Civil Appeal No. 6450 of 2017 (Arising out of SLP (C) No. 4385 of 2017)

Decided On: 09.05.2017

Samir Vidyasagar Bhardwaj
Nandita Samir Bhardwaj

Hon’ble Judges/Coram:Kurian Joseph and R. Banumathi, JJ.

Citation:AIR 2017 SC 2713

1. Leave granted.

2. An order passed by the High Court of Bombay in Writ Petition(C) No. 169 of 2017 dated 11.01.2017 wherein the High Court affirmed the interim order passed by the Family Court in and by which the Appellant-husband has been directed to remove himself from his own home and not to visit there until the divorce petition is finally decided is under challenge.

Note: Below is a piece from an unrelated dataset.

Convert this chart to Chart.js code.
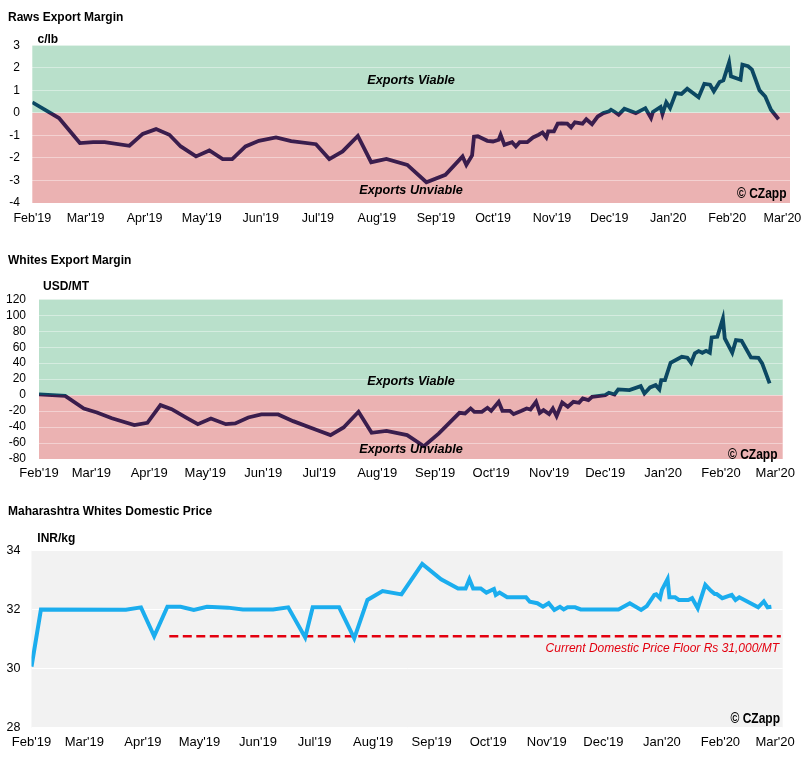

3. This case presents a very unpleasant tale of a couple having daughters who are in their early twenties witnessing a bitter matrimonial battle between their parents. The Appellant and the Respondent herein tied nuptial knot on 05.05.1992. The couple resided in two flats being Flat No. 102 and Flat No. 103 situated in the building known as “Hi Ville” 29th Road, Bandra (West), Mumbai. The said two flats were sold by the couple and they purchased a flat bearing No. 201 situated in “Aashna” Building, 8, St. Martin Road, Bandra (West) Mumbai by way of Agreement for Sale dated 22.11.2010. The said flat was purchased in the joint names of the Appellant and the Respondent herein where they have been residing with their two daughters till date.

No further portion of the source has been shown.